Il messaggio pedagogicamente negativo, nella migliore delle ipotesi, in questo caso è: Si va bene, io – qualche volta – vado in chiesa, ma non esagero, perché non sono bigotto. Non è poi indispensabile la Messa tutte le domeniche. Il rosario, poi? No, dai… è roba da donnette. Perché, poi “io” – quando ho bisogno di parlare con Dio – gli parlo direttamente e, a volte, gliele dico di santa ragione. Ma tu devi andare alla Messa dei bambini e porta il cero durante la Via Crucis del venerdì santo, che sei così bello”.

Certamente diverso è il discorso del genitore convinto che il rapporto con il Risorto è rapporto con una persona che si esplica sia (ma non unicamente) con il colloquio diretto; sia con la preghiera, con la Messa domenicale: Perché, lì si incontra personalmente Gesù. E non solo: Quelle pratiche religiose che sembrano così “popolari” nutrono la mia vita e, come hanno dato fede, speranza e carità a me e a tanti uomini, dai più semplici ai più grandi, la possono dare anche a te.

 

Ma, oltre ai credenti non praticanti, non ci sono forse anche i praticanti non credenti?

Capita di scoprire anche questi, che hanno comunque costruito nel tempo un loro modo di pensare e vivere il cristianesimo e perciò si sentono a tutti gli effetti dei cristiani e tali si manifestano ai figli; ma in sostanza la loro fede è rimasta piccolissima, all’età della fanciullezza e veramente si trovano in difficoltà a trasmettere il dono che hanno ricevuto.
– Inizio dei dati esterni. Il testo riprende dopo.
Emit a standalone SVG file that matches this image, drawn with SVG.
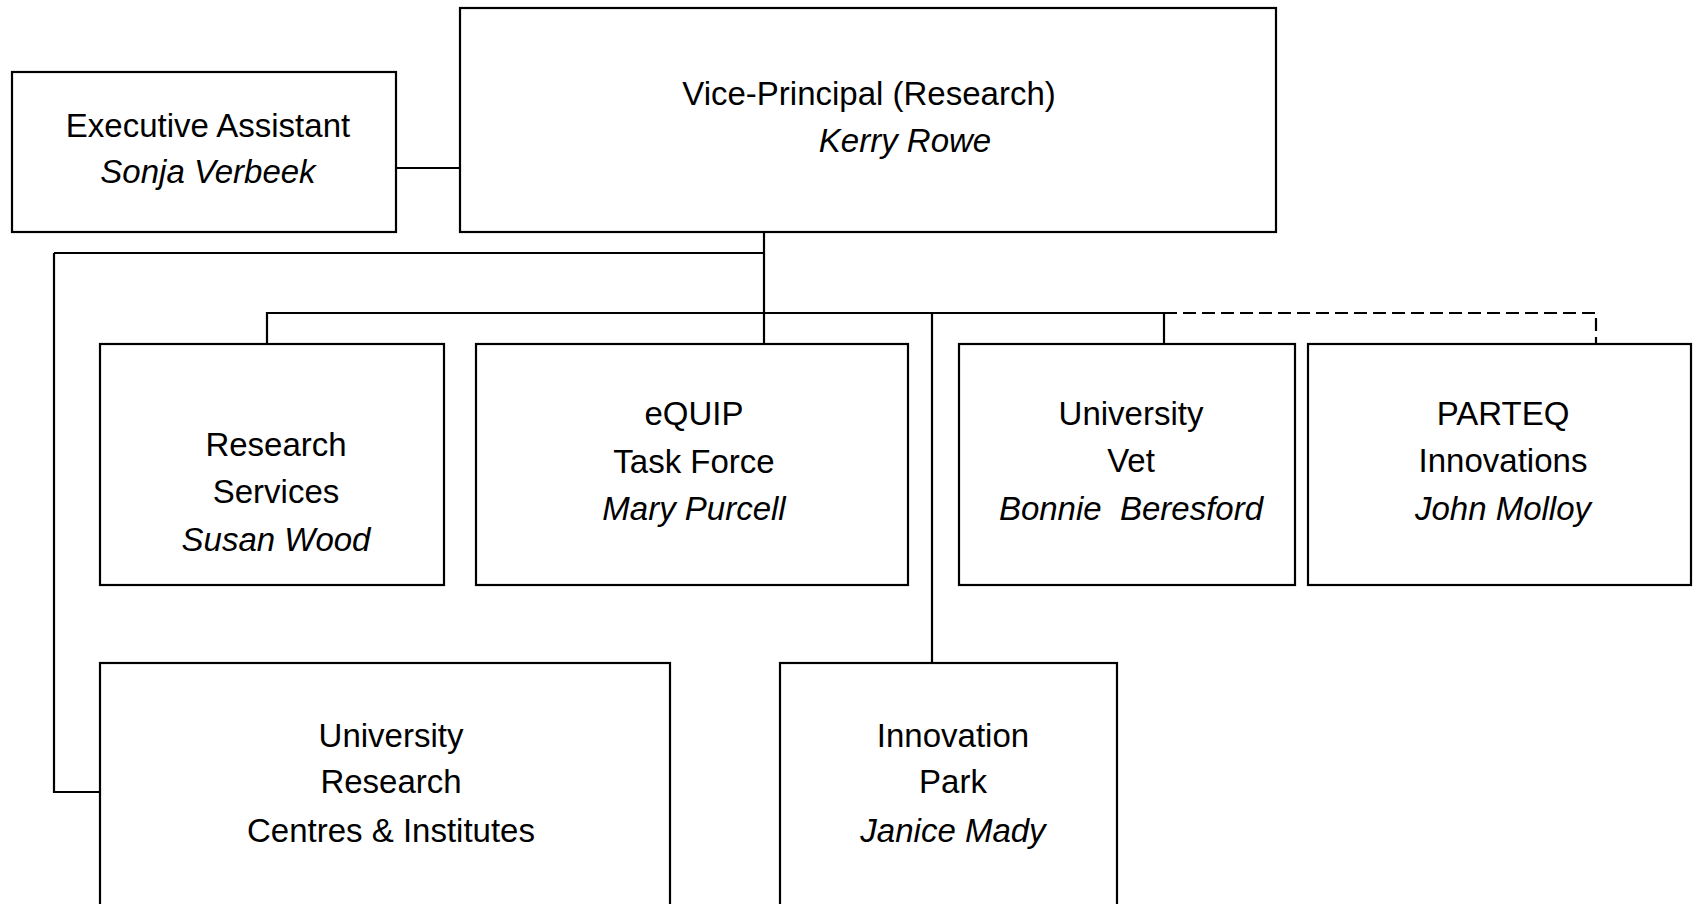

Sanno che è un bene prezioso; vogliono davvero comunicarlo ai figli; arrivano a condividere – se portati a riflettere – la frase del beato Giuseppe Tovini: I nostri figli senza la fede non saranno mai ricchi; con la fede non saranno mai poveri. Ed allora ecco opportuno il nuovo cammino di Iniziazione Cristiana dei Fanciulli e dei Ragazzi che ritiene necessario (anzi indispensabile) coinvolgere i genitori nell’educazione alla fede dei loro figli, vincendo la tradizionale tendenza alla delega. Ecco un bel modo per alimentare la nostra capacità pedagogica di “insegnare” la fede; dove con la parola “insegnamento” si intende “e” educazione “e istruzione: educazione religiosa in specifico, ma anche istruzione religiosa; perché “sapere non è credere”, ma non è possibile “credere senza sapere”.

Ecco questa è una buona strada per la pedagogia positiva che vuole noi guida autorevole e sicura, nella quale i nostri figli ripongono piena fiducia.

 

E che dire agli insegnanti?

Questo mi pare importante per le stesse istituzioni scolastiche, iniziare a fare informazione e formazione anche per i genitori, prevedendola nei Piani dell’Offerta Formativa (POF) ed attuandola non solo con qualche incontro in talune scuole più attente ai rapporti scuola-famiglia; ma in forma sistematica ed organica.